また大量保有報告書を提出するまでに進んだ日銀のJリート買入だが(5月19日に初の提出)、5月1~31日の買入額は144億円となった。月次買入額の最高記録を更新する数字である(今までの最高額は2015年7月の125億円)。日銀は依然Jリート買入を進める姿勢を崩していないが、当面売り手には回る心配のない日銀のプレゼンス拡大が他の投資家の行動にどのような影響を与えていくのか、実に興味深いところである。
物件動向
5月30日週は以下の4案件が発表された。物流施設3件のうち2件が五霞(ごか)、古河と近接したエリアでの開発となっている。従来より物流施設が多く集積している久喜から古河にかけての一帯だが、当該地域は古くは室町時代に関東足利氏(所謂「関東公方」)が諸国に睨みを利かせるために根拠地を構えた場所でもある。まさに長い歴史に裏付けられた「交通の要衝」と言えるかもしれない。
- a. 大阪府枚方市:「GLP枚方Ⅲ」計画
- 5月31日、GLPが発表した。開発費約230億円を投じて約5.2万㎡の敷地に延床面積約12万㎡のマルチテナント型物流施設を開発するというもの。2017年春~夏の着工と2018年の夏~秋の竣工を予定している。立地上、現時点の最寄ICは3kmの距離にある第二京阪道路「枚方東IC」だが、開発中の「(仮称)八幡JCT/IC」が完成して第二京阪道路と新名神高速道が連結されると利便性はさらに向上するとしている。

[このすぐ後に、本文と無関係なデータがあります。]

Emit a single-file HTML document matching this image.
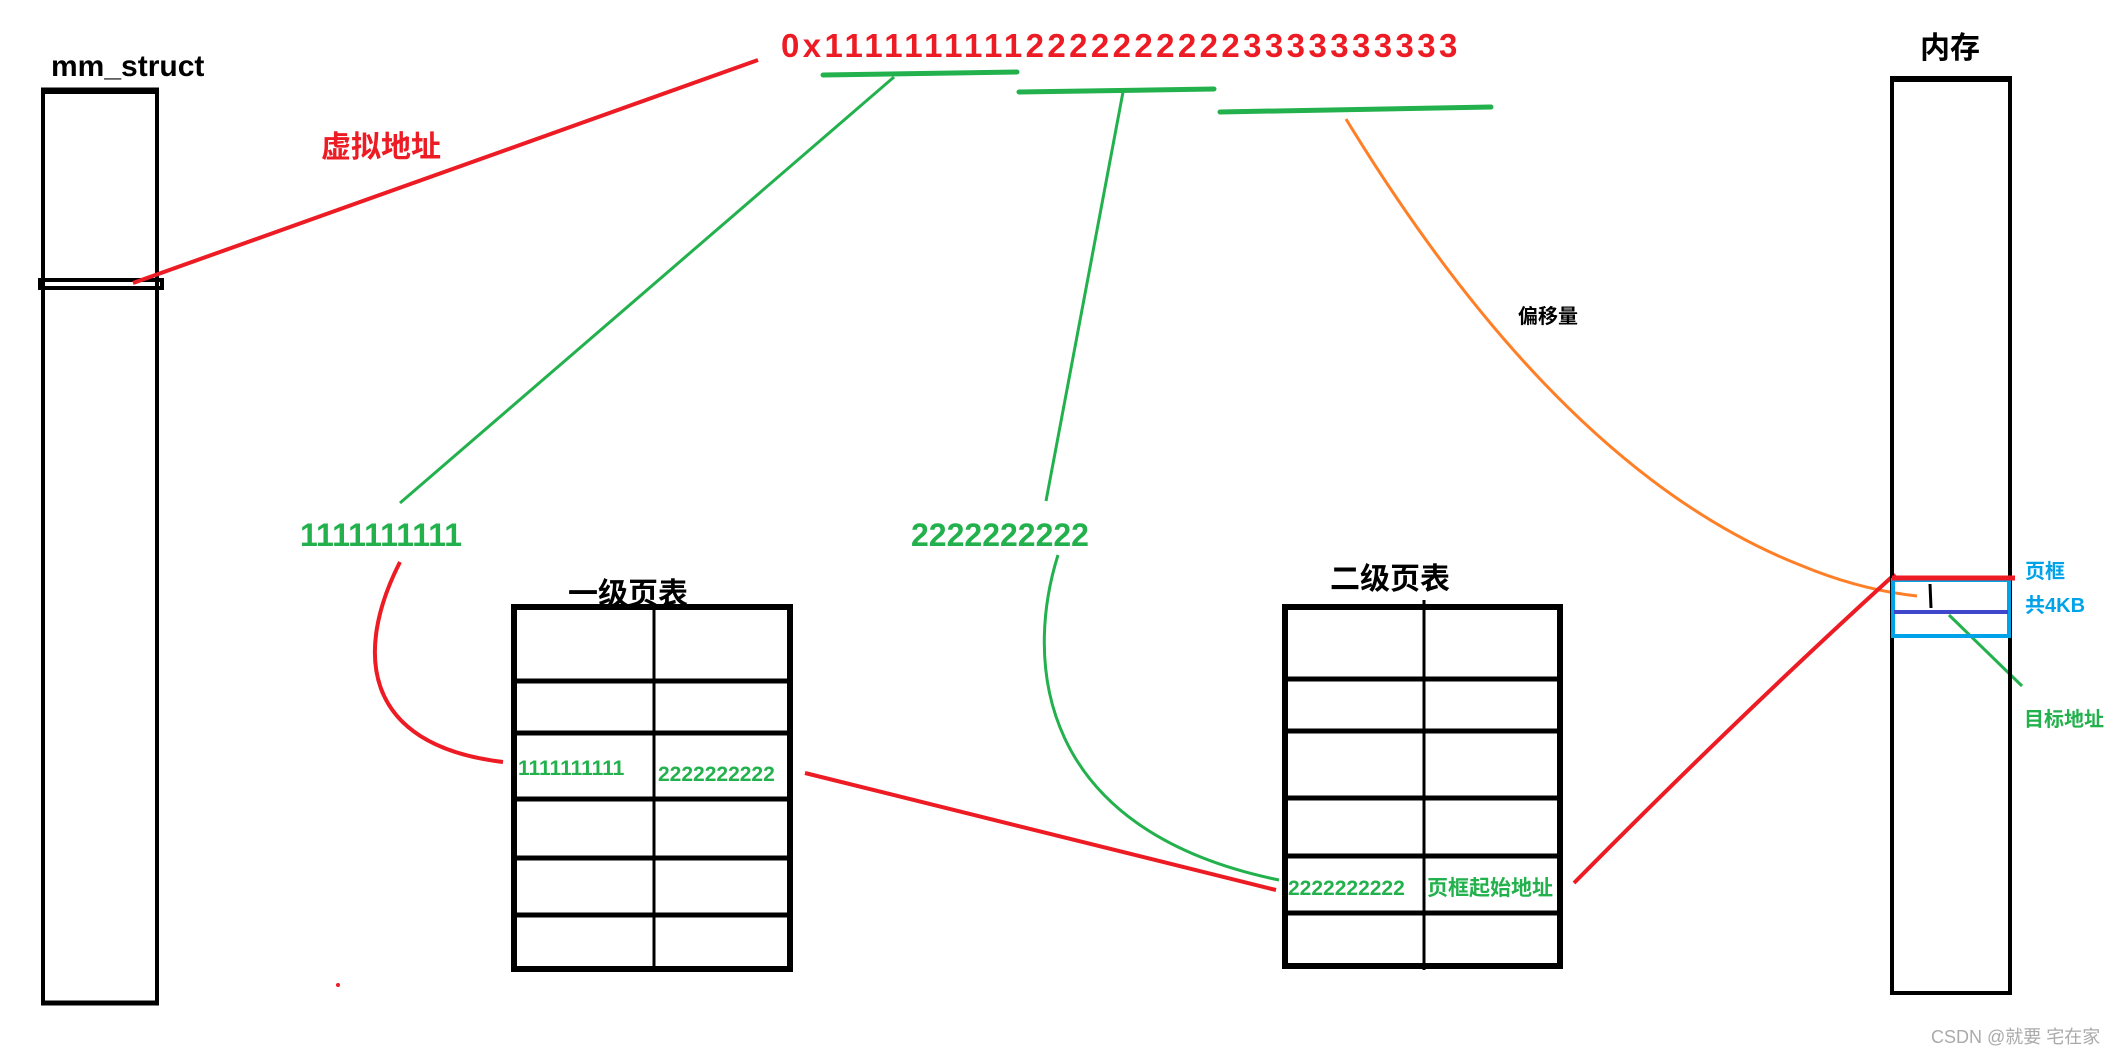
<!DOCTYPE html>
<html><head><meta charset="utf-8"><style>
html,body{margin:0;padding:0;background:#fff;}
svg{display:block;}
text{font-family:"Liberation Sans","Noto Sans CJK SC",sans-serif;font-weight:bold;}
</style></head><body>
<svg width="2122" height="1057" viewBox="0 0 2122 1057" xmlns="http://www.w3.org/2000/svg">
<!-- mm_struct -->
<text x="51" y="76" font-size="30" fill="#000">mm_struct</text>
<rect x="43" y="92" width="114" height="911" fill="none" stroke="#000" stroke-width="4"/>
<line x1="41" y1="90" x2="159" y2="90" stroke="#000" stroke-width="5"/>
<rect x="40" y="280" width="122" height="8" fill="none" stroke="#000" stroke-width="4"/>
<line x1="41" y1="1003" x2="159" y2="1003" stroke="#000" stroke-width="5"/>
<!-- red to address -->
<line x1="133" y1="283" x2="758" y2="60" stroke="#ed1c24" stroke-width="4"/>
<text x="321" y="157" font-size="30" fill="#ed1c24">虚拟地址</text>
<!-- address -->
<text x="781" y="57" font-size="33" fill="#ed1c24" letter-spacing="3.4">0x111111111122222222223333333333</text>
<g stroke="#22b14c" stroke-width="5" stroke-linecap="round">
<line x1="823" y1="75" x2="1017" y2="72"/>
<line x1="1019" y1="92" x2="1214" y2="89"/>
<line x1="1220" y1="112" x2="1491" y2="107"/>
</g>
<g stroke="#22b14c" stroke-width="3" fill="none">
<line x1="894" y1="77" x2="400" y2="503"/>
<line x1="1123" y1="92" x2="1046" y2="501"/>
<path d="M1058,555 C1025,660 1035,830 1279,880"/>
<line x1="1949" y1="615" x2="2022" y2="686"/>
</g>
<path d="M1346,119 Q1560,470 1800,565 Q1860,590 1917,596" stroke="#ff7f27" stroke-width="3" fill="none"/>
<text x="1518" y="323" font-size="20" fill="#000">偏移量</text>
<text x="300" y="546" font-size="32" fill="#22b14c">1111111111</text>
<text x="911" y="546" font-size="32" fill="#22b14c">2222222222</text>
<path d="M400,562 C355,650 360,745 503,762" stroke="#ed1c24" stroke-width="4" fill="none"/>
<!-- table 1 -->
<text x="568" y="604" font-size="30" fill="#000">一级页表</text>
<rect x="514" y="607" width="276" height="362" fill="none" stroke="#000" stroke-width="6"/>
<g stroke="#000" stroke-width="5">
<line x1="514" y1="681" x2="790" y2="681"/>
<line x1="514" y1="733" x2="790" y2="733"/>
<line x1="514" y1="799" x2="790" y2="799"/>
<line x1="514" y1="858" x2="790" y2="858"/>
<line x1="514" y1="915" x2="790" y2="915"/>
</g>
<line x1="654" y1="607" x2="654" y2="972" stroke="#000" stroke-width="3"/>
<text x="518" y="775" font-size="21" fill="#22b14c">1111111111</text>
<text x="658" y="781" font-size="21" fill="#22b14c">2222222222</text>
<line x1="805" y1="773" x2="1276" y2="890" stroke="#ed1c24" stroke-width="4"/>
<!-- table 2 -->
<text x="1330" y="589" font-size="30" fill="#000">二级页表</text>
<rect x="1285" y="607" width="275" height="359" fill="none" stroke="#000" stroke-width="6"/>
<g stroke="#000" stroke-width="5">
<line x1="1285" y1="679" x2="1560" y2="679"/>
<line x1="1285" y1="731" x2="1560" y2="731"/>
<line x1="1285" y1="798" x2="1560" y2="798"/>
<line x1="1285" y1="856" x2="1560" y2="856"/>
<line x1="1285" y1="913" x2="1560" y2="913"/>
</g>
<line x1="1424" y1="600" x2="1424" y2="970" stroke="#000" stroke-width="3"/>
<text x="1288" y="895" font-size="21" fill="#22b14c">2222222222</text>
<text x="1427" y="895" font-size="21" fill="#22b14c">页框起始地址</text>
<path d="M1574,883 Q1740,715 1895,574" stroke="#ed1c24" stroke-width="4" fill="none"/>
<!-- memory -->
<text x="1920" y="58" font-size="30" fill="#000">内存</text>
<rect x="1892" y="79" width="118" height="914" fill="none" stroke="#000" stroke-width="4"/>
<line x1="1890" y1="79" x2="2012" y2="79" stroke="#000" stroke-width="6"/>
<rect x="1893" y="580" width="116" height="56" fill="none" stroke="#00a2e8" stroke-width="4"/>
<line x1="1892" y1="578" x2="2015" y2="578" stroke="#ed1c24" stroke-width="5"/>
<line x1="1894" y1="612" x2="2008" y2="612" stroke="#3f48cc" stroke-width="4"/>
<line x1="1930" y1="584" x2="1931" y2="608" stroke="#000" stroke-width="3"/>
<text x="2025" y="578" font-size="20" fill="#00a2e8">页框</text>
<text x="2025" y="612" font-size="20" fill="#00a2e8">共4KB</text>
<text x="2024" y="726" font-size="20" fill="#22b14c">目标地址</text>
<circle cx="338" cy="985" r="2" fill="#ed1c24"/>
<text x="1931" y="1043" font-size="18" style="font-weight:normal" fill="#aaa">CSDN @就要 宅在家</text>
</svg>
</body></html>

- b. 東京都港区:「ホテルオークラ東京本館建替計画」
- 6月1日にホテルオークラ、新日鉄興和不動産、大成建設がホテルオークラ本館の立替着工と立替後建物でオフィス事業も行うことを発表した。本館立替計画は地下1階地上41階の高層棟と地下4階地上13階の中層棟からなるが、オフィス事業が展開されるのは高層棟の8~25階部分。オフィス事業部分は竣工後にホテルオークラ、新日鉄興和不動産、大成建設等が出資するSPC(特別目的会社)に譲渡される。竣工は2019年春を予定。
- c. 茨城県猿島郡:「GLP五霞」計画
- 6月2日にGLPが発表した。同郡の五霞町に総開発費約230億円を投じ、約8.5万㎡の敷地に延床面積約14万㎡のマルチテナント型物流施設を建設するという計画。2017年5月に着工して2018年10月に竣工する予定。GLPとしては初の茨城県での開発となる当該案件だが、ユニークなのはテナント企業及び近隣GLP施設に対して燃料備蓄基地機能を提供する点である。平時にトラック用ガソリンスタンドとして軽油販売を行う他、災害時にはテナント企業や近隣GLP施設への燃料供給を行う。
- d. 茨城県古河市:「プロロジスパーク古河2」計画
- 6月2日にプロロジスが着工を発表した。敷地面積約2.4万㎡に延床面積約2.2万㎡の日立物流グループ向けBTS型物流施設を建設するという計画。竣工予定は2017年4月末。茨城県と都心部を繋ぐ新4号国道や圏央道、さらには東北自動車道へのアクセスに便利な立地。なおプロロジスの日立物流グループ向けBTS型物流施設は今回で6件目となる。